Kale has been reigning supreme as a health food for a number of years. But there is already talk about what will become the “next kale.” At the food show, cauliflower seems to be topping that list as the next hot super food. It is a beneficial source of vitamins C, folate, potassium, and magnesium among other nutrients. New uses of it include as a carb substitute to make, for example cauliflower pizza crust. Breeders have come out with new varieties with orange to purple heads. But kale has a trick up its sleeve that may delay its inevitable dethronement. It is called baby kale, which are rich in nutrients while generally more palatable than full-grown kale.

The beverage industry is also going through a major transformation away from traditional, cloyingly sweet sodas towards sparkling juices, waters, and various teas. Many are using ingredients that were largely unknown outside their countries of origin a few years ago like mangosteen, yuzu, calamansi, chia, moringa, Chaga birch fungus, matcha, and chicha morada from purple corn, as well as many kinds of drinking vinegars. Coconut milk is growing in popularity. New technologies are being incorporated to make, for example cold-brew coffee. There were especially lots of offerings by different producers on tea and tea products. ( I will send tea images separately for your consideration).
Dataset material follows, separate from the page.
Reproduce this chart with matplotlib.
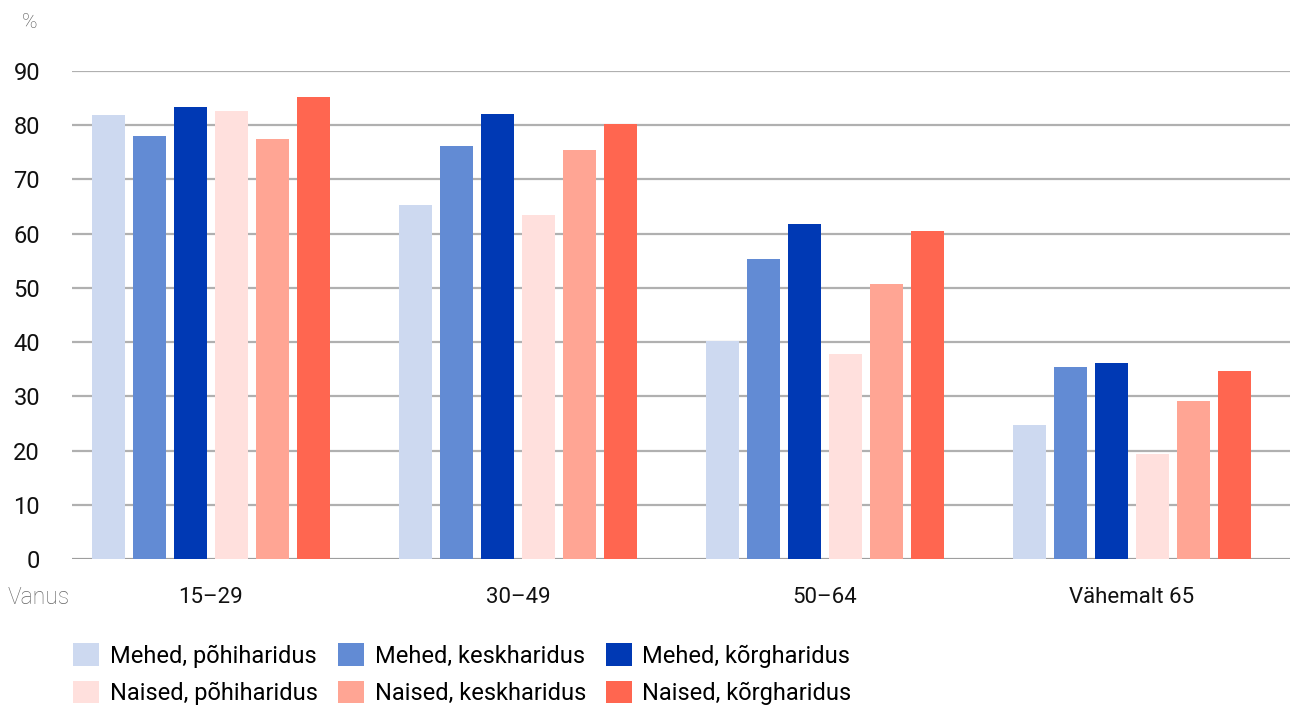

New York, NY – June 30, 2018: General view of the New York 2018 Summer Fancy Food Show at Jacob Javits Center (Photo: Lev Radin)

Not only traditional producers from India, Sri Lanka and China, but from secondary countries which buy leaves and produce different kind of infused tea and tea drinks.

Eating healthily is just one aspect of improving the world through food. We must also eat sustainably, eat together, and even eat glamorously while being practical and staying connected, especially locally. Remember: every time you purchase a food item, it is the equivalent of voting for that item, which includes all the people behind it from the producer to the basic research at our universities and food institutes, to the chef, the marketer, the distributor, the store, the restaurant, etc. One very noticeable positive trend is the increase in woman entrepreneurs reshaping the food landscape in this previously white male-dominated business. One interesting observation about this in the Specialty Food Association newsletter is that woman tend to have a broader perspective and concern for such concepts as regenerative agriculture. The food industry is a lively and active place that, with hyperbole aside, may save the world!

New York, NY – June 30, 2018: Olive oil by Mad4Italy of Italy on display during New York 2018 Summer Fancy Food Show at Jacob Javits Center (Photo: Lev Radin)

One of the most important part of the show is of course olive oils in many varieties, from many producers, many countries. However, the best oilve oils come from either Italy, Spain or Greece. Olive oils from Spain and Greece produced more on industrial scale and have less varieties than those produced in Italy. Mad4Italy not only produce fine olive oils but long range of different Italian staples. Mad4Italy displayed on the show oils, pasta, chocolate products as well as ready made mix to cook stuff at home.

Olive oil producer from Spain Casas De Hualdo started new line of bottled oil specifically designated for children education in food.

New York, NY – July 1, 2018: Bee products by Bee & You company of Turkey on display during New York 2018 Summer Fancy Food Show at Jacob Javits Center (Photo: Lev Radin)

Another staple of healthy food is honey, and there were many varieties from many companies all over the world. Savannah Bee Company from Connecticut has received gold SOFI award for it products. Bee & You from Turkey displayed not only raw honey but lots of different products to use in healing.